#### Direction:
Leave out the pictures and repeat the data exactly.

#### Given data:
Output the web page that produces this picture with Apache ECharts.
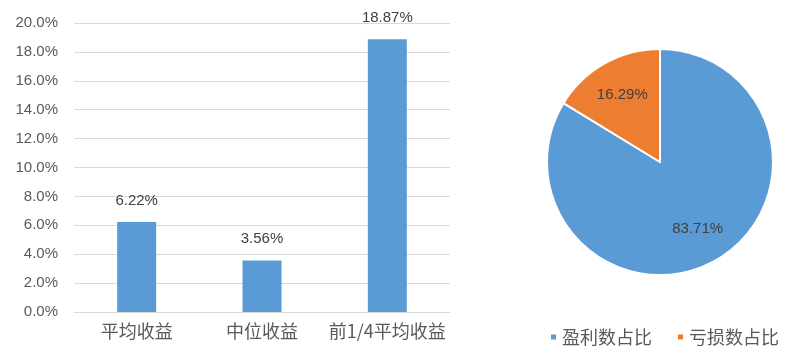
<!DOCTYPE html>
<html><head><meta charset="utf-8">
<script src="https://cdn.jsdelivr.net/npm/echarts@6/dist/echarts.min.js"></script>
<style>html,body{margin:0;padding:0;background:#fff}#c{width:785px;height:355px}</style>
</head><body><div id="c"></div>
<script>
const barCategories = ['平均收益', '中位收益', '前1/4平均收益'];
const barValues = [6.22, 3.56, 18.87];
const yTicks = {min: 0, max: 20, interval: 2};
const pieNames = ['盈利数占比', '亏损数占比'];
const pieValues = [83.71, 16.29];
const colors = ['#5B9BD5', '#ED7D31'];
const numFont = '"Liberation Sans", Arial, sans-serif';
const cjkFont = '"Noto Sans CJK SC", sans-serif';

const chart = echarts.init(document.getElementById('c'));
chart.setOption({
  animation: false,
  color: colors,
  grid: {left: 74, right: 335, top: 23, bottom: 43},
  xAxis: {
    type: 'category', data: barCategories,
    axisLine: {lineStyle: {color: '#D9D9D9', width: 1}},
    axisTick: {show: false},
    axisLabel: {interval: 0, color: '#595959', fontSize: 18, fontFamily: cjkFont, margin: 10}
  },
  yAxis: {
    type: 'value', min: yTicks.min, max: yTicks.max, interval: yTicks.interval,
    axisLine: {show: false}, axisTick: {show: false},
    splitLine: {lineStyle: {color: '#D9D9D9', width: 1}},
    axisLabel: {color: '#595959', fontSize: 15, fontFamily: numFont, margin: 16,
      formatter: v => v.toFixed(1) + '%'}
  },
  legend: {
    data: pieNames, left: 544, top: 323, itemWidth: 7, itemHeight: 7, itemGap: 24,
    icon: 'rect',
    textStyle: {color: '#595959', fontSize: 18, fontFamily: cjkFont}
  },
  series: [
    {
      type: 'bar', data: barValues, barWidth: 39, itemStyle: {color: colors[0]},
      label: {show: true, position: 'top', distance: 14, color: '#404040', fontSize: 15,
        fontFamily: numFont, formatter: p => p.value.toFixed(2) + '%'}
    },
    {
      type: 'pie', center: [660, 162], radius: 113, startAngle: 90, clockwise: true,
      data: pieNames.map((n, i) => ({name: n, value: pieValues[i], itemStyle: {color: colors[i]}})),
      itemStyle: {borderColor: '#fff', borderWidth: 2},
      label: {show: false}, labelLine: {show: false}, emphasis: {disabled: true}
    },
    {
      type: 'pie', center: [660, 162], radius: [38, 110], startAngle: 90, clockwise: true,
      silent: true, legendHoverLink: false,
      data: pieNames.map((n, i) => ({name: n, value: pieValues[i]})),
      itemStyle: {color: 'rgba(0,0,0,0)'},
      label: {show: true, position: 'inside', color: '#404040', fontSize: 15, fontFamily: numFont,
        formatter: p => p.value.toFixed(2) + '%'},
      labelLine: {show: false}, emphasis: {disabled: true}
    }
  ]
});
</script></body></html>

#### Result:
Output the web page that produces this picture with Apache ECharts.
<!DOCTYPE html>
<html><head><meta charset="utf-8">
<script src="https://cdn.jsdelivr.net/npm/echarts@6/dist/echarts.min.js"></script>
<style>html,body{margin:0;padding:0;background:#fff}#c{width:785px;height:355px}</style>
</head><body><div id="c"></div>
<script>
const barCategories = ['平均收益', '中位收益', '前1/4平均收益'];
const barValues = [6.22, 3.56, 18.87];
const yTicks = {min: 0, max: 20, interval: 2};
const pieNames = ['盈利数占比', '亏损数占比'];
const pieValues = [83.71, 16.29];
const colors = ['#5B9BD5', '#ED7D31'];
const numFont = '"Liberation Sans", Arial, sans-serif';
const cjkFont = '"Noto Sans CJK SC", sans-serif';

const chart = echarts.init(document.getElementById('c'));
chart.setOption({
  animation: false,
  color: colors,
  grid: {left: 74, right: 335, top: 23, bottom: 43},
  xAxis: {
    type: 'category', data: barCategories,
    axisLine: {lineStyle: {color: '#D9D9D9', width: 1}},
    axisTick: {show: false},
    axisLabel: {interval: 0, color: '#595959', fontSize: 18, fontFamily: cjkFont, margin: 10}
  },
  yAxis: {
    type: 'value', min: yTicks.min, max: yTicks.max, interval: yTicks.interval,
    axisLine: {show: false}, axisTick: {show: false},
    splitLine: {lineStyle: {color: '#D9D9D9', width: 1}},
    axisLabel: {color: '#595959', fontSize: 15, fontFamily: numFont, margin: 16,
      formatter: v => v.toFixed(1) + '%'}
  },
  legend: {
    data: pieNames, left: 544, top: 323, itemWidth: 7, itemHeight: 7, itemGap: 24,
    icon: 'rect',
    textStyle: {color: '#595959', fontSize: 18, fontFamily: cjkFont}
  },
  series: [
    {
      type: 'bar', data: barValues, barWidth: 39, itemStyle: {color: colors[0]},
      label: {show: true, position: 'top', distance: 14, color: '#404040', fontSize: 15,
        fontFamily: numFont, formatter: p => p.value.toFixed(2) + '%'}
    },
    {
      type: 'pie', center: [660, 162], radius: 113, startAngle: 90, clockwise: true,
      data: pieNames.map((n, i) => ({name: n, value: pieValues[i], itemStyle: {color: colors[i]}})),
      itemStyle: {borderColor: '#fff', borderWidth: 2},
      label: {show: false}, labelLine: {show: false}, emphasis: {disabled: true}
    },
    {
      type: 'pie', center: [660, 162], radius: [38, 110], startAngle: 90, clockwise: true,
      silent: true, legendHoverLink: false,
      data: pieNames.map((n, i) => ({name: n, value: pieValues[i]})),
      itemStyle: {color: 'rgba(0,0,0,0)'},
      label: {show: true, position: 'inside', color: '#404040', fontSize: 15, fontFamily: numFont,
        formatter: p => p.value.toFixed(2) + '%'},
      labelLine: {show: false}, emphasis: {disabled: true}
    }
  ]
});
</script></body></html>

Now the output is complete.